## EXERCISE INPUTS
>>>>
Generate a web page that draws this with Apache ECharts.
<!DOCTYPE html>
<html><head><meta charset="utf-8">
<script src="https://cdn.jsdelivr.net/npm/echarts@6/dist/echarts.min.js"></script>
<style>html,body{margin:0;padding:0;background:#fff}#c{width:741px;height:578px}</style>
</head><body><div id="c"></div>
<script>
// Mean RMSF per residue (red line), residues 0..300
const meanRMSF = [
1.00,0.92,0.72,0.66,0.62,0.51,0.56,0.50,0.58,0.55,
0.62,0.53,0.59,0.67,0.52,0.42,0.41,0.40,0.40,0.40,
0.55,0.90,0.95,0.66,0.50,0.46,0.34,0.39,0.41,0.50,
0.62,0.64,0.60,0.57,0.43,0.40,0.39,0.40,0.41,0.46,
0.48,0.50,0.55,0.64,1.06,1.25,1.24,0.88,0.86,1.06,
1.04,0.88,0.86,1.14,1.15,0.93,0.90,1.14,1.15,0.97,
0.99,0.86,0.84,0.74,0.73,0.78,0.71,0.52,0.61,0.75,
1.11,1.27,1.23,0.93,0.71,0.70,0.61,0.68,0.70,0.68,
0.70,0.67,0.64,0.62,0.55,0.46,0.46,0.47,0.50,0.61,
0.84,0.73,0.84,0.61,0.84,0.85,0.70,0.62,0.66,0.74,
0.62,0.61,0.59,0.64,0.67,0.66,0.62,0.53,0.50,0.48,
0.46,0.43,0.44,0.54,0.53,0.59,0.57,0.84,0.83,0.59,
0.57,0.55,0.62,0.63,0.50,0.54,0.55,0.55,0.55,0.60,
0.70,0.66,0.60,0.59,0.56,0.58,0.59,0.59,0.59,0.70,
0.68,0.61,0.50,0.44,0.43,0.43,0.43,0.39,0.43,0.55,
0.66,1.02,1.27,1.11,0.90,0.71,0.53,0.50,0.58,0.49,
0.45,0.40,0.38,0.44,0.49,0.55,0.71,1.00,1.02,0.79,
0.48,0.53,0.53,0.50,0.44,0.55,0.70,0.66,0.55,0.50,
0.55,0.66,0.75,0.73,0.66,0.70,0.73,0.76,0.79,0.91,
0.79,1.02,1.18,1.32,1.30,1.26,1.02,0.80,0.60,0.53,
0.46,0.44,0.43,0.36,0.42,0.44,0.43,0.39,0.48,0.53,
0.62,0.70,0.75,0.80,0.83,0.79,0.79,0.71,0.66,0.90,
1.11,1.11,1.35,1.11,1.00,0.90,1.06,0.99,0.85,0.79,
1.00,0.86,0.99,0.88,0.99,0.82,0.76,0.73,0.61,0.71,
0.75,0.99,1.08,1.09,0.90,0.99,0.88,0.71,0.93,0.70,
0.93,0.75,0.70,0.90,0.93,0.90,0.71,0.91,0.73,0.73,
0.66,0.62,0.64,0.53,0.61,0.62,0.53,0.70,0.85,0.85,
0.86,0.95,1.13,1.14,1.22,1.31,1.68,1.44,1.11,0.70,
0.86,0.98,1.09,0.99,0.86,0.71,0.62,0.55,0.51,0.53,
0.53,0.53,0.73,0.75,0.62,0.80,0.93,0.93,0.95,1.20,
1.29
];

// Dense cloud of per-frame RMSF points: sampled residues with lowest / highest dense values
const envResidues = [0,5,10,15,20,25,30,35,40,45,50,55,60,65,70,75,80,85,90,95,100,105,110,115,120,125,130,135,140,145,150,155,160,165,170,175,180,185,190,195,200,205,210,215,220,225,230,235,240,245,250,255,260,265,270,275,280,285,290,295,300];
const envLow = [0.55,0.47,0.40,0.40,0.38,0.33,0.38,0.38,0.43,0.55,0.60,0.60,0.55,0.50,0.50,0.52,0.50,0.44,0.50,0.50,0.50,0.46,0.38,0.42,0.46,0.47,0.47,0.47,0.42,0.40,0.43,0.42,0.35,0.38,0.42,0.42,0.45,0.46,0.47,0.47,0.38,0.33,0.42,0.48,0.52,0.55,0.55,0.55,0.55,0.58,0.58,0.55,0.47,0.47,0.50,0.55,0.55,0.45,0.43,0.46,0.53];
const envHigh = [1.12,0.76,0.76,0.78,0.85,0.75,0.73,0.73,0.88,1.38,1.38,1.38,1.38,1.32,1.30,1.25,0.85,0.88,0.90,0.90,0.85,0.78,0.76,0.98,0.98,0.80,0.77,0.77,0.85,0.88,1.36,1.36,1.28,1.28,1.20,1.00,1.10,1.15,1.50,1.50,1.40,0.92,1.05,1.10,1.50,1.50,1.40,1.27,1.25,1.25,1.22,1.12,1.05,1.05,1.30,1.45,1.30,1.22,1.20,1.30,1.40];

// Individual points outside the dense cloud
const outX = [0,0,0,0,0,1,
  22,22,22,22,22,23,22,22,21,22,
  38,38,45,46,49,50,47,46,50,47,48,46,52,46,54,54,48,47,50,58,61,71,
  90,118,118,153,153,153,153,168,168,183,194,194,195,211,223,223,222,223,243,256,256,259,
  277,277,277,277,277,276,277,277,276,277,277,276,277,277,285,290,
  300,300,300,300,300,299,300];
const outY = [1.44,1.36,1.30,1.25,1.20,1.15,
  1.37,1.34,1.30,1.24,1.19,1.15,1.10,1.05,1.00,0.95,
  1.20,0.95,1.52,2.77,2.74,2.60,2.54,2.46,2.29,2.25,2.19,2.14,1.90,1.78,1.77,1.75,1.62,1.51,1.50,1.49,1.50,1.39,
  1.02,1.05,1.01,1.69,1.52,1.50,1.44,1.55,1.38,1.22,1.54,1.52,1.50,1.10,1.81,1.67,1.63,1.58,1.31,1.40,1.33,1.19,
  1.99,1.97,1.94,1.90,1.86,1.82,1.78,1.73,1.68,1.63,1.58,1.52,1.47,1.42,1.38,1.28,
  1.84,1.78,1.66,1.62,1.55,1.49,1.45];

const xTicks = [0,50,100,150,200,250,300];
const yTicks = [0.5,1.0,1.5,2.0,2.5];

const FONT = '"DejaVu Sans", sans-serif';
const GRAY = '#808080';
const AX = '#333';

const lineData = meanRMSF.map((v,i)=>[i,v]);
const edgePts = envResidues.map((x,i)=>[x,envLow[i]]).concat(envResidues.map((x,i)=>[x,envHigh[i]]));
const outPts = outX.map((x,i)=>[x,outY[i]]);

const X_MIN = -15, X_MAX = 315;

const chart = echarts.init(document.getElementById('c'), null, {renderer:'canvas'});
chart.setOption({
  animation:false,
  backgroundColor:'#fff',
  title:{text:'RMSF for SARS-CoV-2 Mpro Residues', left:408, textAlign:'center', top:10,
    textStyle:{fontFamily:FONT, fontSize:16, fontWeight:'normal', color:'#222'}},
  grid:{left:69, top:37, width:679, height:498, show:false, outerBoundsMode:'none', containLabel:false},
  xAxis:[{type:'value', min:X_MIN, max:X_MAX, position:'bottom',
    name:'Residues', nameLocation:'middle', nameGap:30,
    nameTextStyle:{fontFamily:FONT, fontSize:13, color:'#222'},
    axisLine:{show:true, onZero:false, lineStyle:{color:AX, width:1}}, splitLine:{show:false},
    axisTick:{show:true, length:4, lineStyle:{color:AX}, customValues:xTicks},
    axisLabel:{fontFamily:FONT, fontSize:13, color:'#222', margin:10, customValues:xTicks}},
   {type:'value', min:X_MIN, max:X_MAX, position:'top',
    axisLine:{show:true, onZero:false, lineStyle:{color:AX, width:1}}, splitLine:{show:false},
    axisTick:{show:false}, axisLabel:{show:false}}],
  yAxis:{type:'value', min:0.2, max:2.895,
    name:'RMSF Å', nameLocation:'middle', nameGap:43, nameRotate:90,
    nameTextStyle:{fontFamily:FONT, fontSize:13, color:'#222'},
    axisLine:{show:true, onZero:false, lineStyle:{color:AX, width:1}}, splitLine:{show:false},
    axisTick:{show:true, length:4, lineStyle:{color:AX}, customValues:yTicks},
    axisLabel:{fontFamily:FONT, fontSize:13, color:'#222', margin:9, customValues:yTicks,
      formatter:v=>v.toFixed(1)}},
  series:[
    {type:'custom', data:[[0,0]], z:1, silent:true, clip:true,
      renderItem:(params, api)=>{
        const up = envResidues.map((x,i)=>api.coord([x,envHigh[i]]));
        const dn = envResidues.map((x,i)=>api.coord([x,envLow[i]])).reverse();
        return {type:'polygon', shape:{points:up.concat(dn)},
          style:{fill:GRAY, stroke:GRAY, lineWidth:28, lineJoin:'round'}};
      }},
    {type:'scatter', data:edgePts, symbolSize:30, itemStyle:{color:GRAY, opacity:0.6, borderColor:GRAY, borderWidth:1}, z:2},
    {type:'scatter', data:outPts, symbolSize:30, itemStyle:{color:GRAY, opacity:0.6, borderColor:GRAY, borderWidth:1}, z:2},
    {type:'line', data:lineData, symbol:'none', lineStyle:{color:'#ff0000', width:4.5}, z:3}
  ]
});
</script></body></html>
<<<<
>>>>
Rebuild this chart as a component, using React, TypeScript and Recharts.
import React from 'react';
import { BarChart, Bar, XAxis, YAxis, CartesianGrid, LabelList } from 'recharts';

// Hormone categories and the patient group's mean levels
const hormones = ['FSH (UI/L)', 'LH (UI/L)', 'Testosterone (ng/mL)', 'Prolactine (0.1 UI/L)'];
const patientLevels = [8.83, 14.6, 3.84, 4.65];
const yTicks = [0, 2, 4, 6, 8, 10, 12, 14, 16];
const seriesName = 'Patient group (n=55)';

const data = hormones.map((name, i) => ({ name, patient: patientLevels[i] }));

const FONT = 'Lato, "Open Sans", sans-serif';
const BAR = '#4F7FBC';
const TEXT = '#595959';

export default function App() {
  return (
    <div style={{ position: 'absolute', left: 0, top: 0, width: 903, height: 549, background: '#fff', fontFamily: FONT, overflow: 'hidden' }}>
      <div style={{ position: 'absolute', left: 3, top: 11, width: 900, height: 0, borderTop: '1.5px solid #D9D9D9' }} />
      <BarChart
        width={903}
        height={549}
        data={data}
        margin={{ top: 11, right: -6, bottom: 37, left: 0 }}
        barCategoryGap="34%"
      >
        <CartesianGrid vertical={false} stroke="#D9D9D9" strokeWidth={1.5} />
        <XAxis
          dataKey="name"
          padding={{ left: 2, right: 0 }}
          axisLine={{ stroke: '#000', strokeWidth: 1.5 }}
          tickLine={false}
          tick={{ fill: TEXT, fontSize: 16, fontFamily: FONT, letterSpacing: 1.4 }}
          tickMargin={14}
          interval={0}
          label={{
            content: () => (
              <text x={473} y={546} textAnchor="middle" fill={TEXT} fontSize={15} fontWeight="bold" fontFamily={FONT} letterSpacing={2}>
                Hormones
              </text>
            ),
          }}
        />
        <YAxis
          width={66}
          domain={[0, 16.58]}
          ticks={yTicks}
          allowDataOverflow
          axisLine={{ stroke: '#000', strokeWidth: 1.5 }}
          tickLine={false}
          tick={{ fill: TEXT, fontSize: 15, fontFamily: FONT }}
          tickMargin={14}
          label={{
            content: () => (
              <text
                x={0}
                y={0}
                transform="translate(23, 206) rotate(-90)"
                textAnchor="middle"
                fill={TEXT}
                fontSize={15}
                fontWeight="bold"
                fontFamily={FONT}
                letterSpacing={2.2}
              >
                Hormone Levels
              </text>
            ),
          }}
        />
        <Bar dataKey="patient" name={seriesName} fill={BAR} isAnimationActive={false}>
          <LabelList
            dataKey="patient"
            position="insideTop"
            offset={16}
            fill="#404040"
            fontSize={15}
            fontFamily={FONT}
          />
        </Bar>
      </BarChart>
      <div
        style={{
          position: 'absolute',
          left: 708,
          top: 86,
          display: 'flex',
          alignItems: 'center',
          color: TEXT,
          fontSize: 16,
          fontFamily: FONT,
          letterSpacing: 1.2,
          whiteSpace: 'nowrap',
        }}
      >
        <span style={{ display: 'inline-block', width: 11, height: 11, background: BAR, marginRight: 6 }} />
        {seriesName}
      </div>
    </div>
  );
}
<<<<
>>>>
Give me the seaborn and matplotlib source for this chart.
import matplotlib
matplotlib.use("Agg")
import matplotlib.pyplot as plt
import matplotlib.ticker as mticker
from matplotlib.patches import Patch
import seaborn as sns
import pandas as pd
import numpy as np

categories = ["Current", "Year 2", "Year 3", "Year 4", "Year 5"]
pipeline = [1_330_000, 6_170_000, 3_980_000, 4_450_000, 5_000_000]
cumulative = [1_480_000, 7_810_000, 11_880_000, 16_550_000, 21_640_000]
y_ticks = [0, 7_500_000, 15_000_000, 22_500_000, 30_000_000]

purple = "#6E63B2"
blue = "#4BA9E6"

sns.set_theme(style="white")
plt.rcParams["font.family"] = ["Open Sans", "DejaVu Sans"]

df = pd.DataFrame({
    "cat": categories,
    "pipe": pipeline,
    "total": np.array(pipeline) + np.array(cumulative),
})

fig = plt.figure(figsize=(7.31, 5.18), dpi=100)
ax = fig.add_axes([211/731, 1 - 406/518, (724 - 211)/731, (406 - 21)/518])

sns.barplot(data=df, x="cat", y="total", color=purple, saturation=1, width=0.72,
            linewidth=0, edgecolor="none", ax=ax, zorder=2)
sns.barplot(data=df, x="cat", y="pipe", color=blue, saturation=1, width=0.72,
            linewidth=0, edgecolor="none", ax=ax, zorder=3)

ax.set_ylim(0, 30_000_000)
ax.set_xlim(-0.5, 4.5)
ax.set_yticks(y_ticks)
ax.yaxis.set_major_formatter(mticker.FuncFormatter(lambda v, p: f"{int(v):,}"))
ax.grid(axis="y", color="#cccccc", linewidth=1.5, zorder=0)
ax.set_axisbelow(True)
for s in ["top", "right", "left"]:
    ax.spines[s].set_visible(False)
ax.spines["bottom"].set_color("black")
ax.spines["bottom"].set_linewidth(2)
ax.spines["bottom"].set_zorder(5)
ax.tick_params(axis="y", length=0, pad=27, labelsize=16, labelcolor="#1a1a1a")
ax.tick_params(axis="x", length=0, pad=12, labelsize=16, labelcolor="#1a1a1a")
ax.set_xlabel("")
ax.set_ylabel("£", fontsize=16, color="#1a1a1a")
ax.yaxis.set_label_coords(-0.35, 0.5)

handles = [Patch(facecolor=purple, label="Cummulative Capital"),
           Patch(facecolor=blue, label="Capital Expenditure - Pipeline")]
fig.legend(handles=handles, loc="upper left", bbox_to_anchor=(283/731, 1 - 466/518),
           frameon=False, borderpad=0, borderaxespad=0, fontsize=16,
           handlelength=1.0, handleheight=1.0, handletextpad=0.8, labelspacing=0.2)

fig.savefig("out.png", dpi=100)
<<<<
## GOAL
Above are records; repeat only the lines starting at the line with "Give me the" and ending at the line with "ax = fig.add_axes([211/731, 1", exactly as they appear, both included.

## SOLUTION FOR THIS EXERCISE
Give me the seaborn and matplotlib source for this chart.
import matplotlib
matplotlib.use("Agg")
import matplotlib.pyplot as plt
import matplotlib.ticker as mticker
from matplotlib.patches import Patch
import seaborn as sns
import pandas as pd
import numpy as np

categories = ["Current", "Year 2", "Year 3", "Year 4", "Year 5"]
pipeline = [1_330_000, 6_170_000, 3_980_000, 4_450_000, 5_000_000]
cumulative = [1_480_000, 7_810_000, 11_880_000, 16_550_000, 21_640_000]
y_ticks = [0, 7_500_000, 15_000_000, 22_500_000, 30_000_000]

purple = "#6E63B2"
blue = "#4BA9E6"

sns.set_theme(style="white")
plt.rcParams["font.family"] = ["Open Sans", "DejaVu Sans"]

df = pd.DataFrame({
    "cat": categories,
    "pipe": pipeline,
    "total": np.array(pipeline) + np.array(cumulative),
})

fig = plt.figure(figsize=(7.31, 5.18), dpi=100)
ax = fig.add_axes([211/731, 1 - 406/518, (724 - 211)/731, (406 - 21)/518])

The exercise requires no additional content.